UAE Securities and Commodities Authority Enhances Investor Protection Leadership
The UAE's Securities and Commodities Authority is participating in Global Investor Week 2025, running from October 6-12, as part of an international initiative by IOSCO to boost investment awareness. The authority has taken 285 regulatory actions this year to protect investors, including warnings, fines, trading suspensions, and blocking fraudulent websites.
Global Investor Week represents a coordinated effort by financial regulators worldwide to educate investors and promote financial literacy. The International Organization of Securities Commissions (IOSCO) launched this annual event to help retail investors make better financial decisions and protect themselves from fraud.

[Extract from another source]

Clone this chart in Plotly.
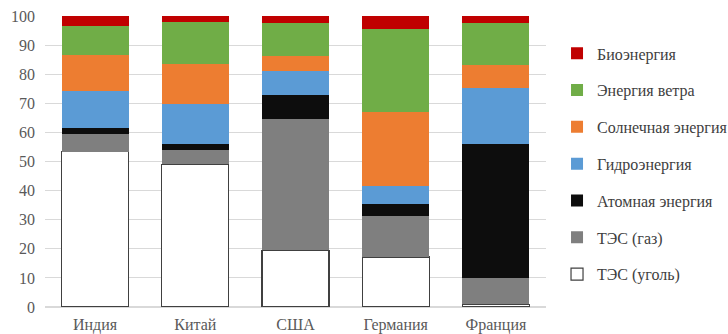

Walid Al Awadi, CEO of the UAE's Securities and Commodities Authority, said the participation reinforces the country's commitment to investor protection as a strategic priority. The authority is building what he calls a "safe and flexible investment environment" using proactive oversight, digital technologies, and artificial intelligence to enhance market stability and transparency.
The numbers show serious enforcement activity. By October 2025, the authority has carried out 285 different regulatory actions. These include formal warnings, regulatory guidance, alerts, financial penalties, referrals to other agencies, trading halts, public warnings, and blocking websites that target investors with fraudulent schemes.
This enforcement approach matters for the UAE's broader economic strategy. The country is positioning itself as a major financial hub in the Middle East, competing with established centers like Singapore and Hong Kong. Strong investor protection builds the trust that international investors need before putting money into UAE markets.
The use of AI and digital surveillance tools represents a shift toward more sophisticated market monitoring. Traditional regulatory approaches often catch problems after damage is done. The UAE authority is betting that technology can spot suspicious patterns and protect investors before they lose money.
For investors, this means more oversight but also more protection. The authority's active enforcement sends a clear message to bad actors while giving legitimate investors more confidence in UAE markets. This balance between protection and market freedom will be crucial as the UAE continues building its financial sector.